= Task objective =
Skip all pictures, then copy the lines from the start of the data through the line with "import * as", keeping both ends.

-- Start of Data provided --

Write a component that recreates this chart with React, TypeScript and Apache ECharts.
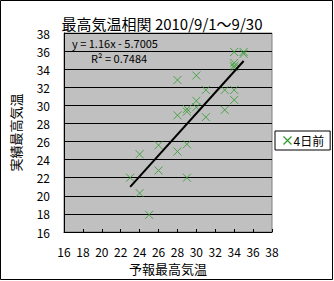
import React, { useEffect, useRef } from "react";
import * as echarts from "echarts";

const forecast = [23, 24, 24, 25, 26, 26, 28, 28, 28, 29, 29, 29, 29, 30, 30, 30, 31, 31, 33, 33, 34, 34, 34, 34, 34, 34, 35, 35];
const actual = [22, 24.6, 20.3, 17.9, 25.6, 22.8, 32.8, 28.9, 24.9, 29.6, 29.3, 25.7, 22, 33.3, 30.5, 29.8, 31.7, 28.7, 31.7, 29.5, 35.9, 34.7, 34.4, 34.2, 31.7, 30.6, 35.9, 35.7];
const trendX = [23, 35];
const trendY = [20.98, 34.9];
const seriesName = "4日前";
const titleText = "最高気温相関 2010/9/1～9/30";
const eqText = "y = 1.16x - 5.7005";
const r2Text = "R² = 0.7484";

const FONT = "'Noto Sans CJK JP', sans-serif";
const XMARK = "path://M0,0L10,10M10,0L0,10";
const GREEN = "#2e9b2e";

export default function App() {
  const ref = useRef<HTMLDivElement>(null);
  useEffect(() => {
    document.body.style.margin = "0";
    const chart = echarts.init(ref.current!, null, { renderer: "svg" });
    chart.setOption({
      animation: false,
      backgroundColor: "#fff",
      color: [GREEN],
      textStyle: { fontFamily: FONT },
      title: {
        text: titleText,
        left: 157,
        top: 11,
        textAlign: "center",
        textStyle: { fontSize: 15, fontWeight: "normal", color: "#000", fontFamily: FONT },
      },
      legend: {
        left: 275,
        top: 131,
        width: 53,
        height: 20,
        padding: [3, 6, 3, 6],
        borderColor: "#000",
        borderWidth: 1,
        backgroundColor: "#fff",
        itemWidth: 8,
        itemHeight: 8,
        itemGap: 2,
        data: [{ name: seriesName, icon: XMARK, itemStyle: { color: "none", borderColor: GREEN, borderWidth: 1.2, opacity: 1 } }],
        textStyle: { fontSize: 12, color: "#000", fontFamily: FONT, padding: [0, 0, 0, -3] },
      },
      grid: { left: 64, right: 62, top: 33, bottom: 49, show: true, backgroundColor: "#c0c0c0", borderColor: "#808080", borderWidth: 1 },
      xAxis: {
        type: "value",
        min: 16,
        max: 38,
        interval: 2,
        name: "予報最高気温",
        nameLocation: "middle",
        nameGap: 29,
        nameTextStyle: { fontSize: 13, color: "#000", fontFamily: FONT },
        axisLine: { show: true, onZero: false, lineStyle: { color: "#000", width: 1 } },
        axisTick: { show: true, inside: true, length: 3, lineStyle: { color: "#000" } },
        axisLabel: { fontSize: 12, color: "#000", margin: 13, fontFamily: FONT },
        splitLine: { show: false },
      },
      yAxis: {
        type: "value",
        min: 16,
        max: 38,
        interval: 2,
        name: "実績最高気温",
        nameLocation: "middle",
        nameGap: 42,
        nameRotate: 90,
        nameTextStyle: { fontSize: 13, color: "#000", fontFamily: FONT },
        axisLine: { show: true, onZero: false, lineStyle: { color: "#000", width: 1 } },
        axisTick: { show: false },
        axisLabel: { fontSize: 12, color: "#000", margin: 14, fontFamily: FONT },
        splitLine: { show: true, lineStyle: { color: "#000", width: 1 } },
      },
      graphic: [
        { type: "rect", shape: { x: 0.5, y: 0.5, width: 332, height: 279 }, style: { fill: "none", stroke: "#000", lineWidth: 1 }, silent: true },
        { type: "text", x: 72, y: 37, style: { text: eqText, fontSize: 11, fill: "#000", fontFamily: FONT } },
        { type: "text", x: 91, y: 52, style: { text: r2Text, fontSize: 11, fill: "#000", fontFamily: FONT } },
      ],
      series: [
        {
          name: seriesName,
          type: "scatter",
          symbol: XMARK,
          symbolSize: 8,
          itemStyle: { color: "none", borderColor: GREEN, borderWidth: 1 },
          data: forecast.map((x, i) => [x, actual[i]]),
          z: 3,
        },
        {
          name: "trend",
          type: "line",
          data: trendX.map((x, i) => [x, trendY[i]]),
          symbol: "none",
          lineStyle: { color: "#000", width: 2 },
          z: 4,
        },
      ],
    });
    return () => chart.dispose();
  }, []);
  return <div ref={ref} style={{ width: 334, height: 281 }} />;
}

-- End of Data provided --

= Solution for this problem =
Write a component that recreates this chart with React, TypeScript and Apache ECharts.
import React, { useEffect, useRef } from "react";
import * as echarts from "echarts";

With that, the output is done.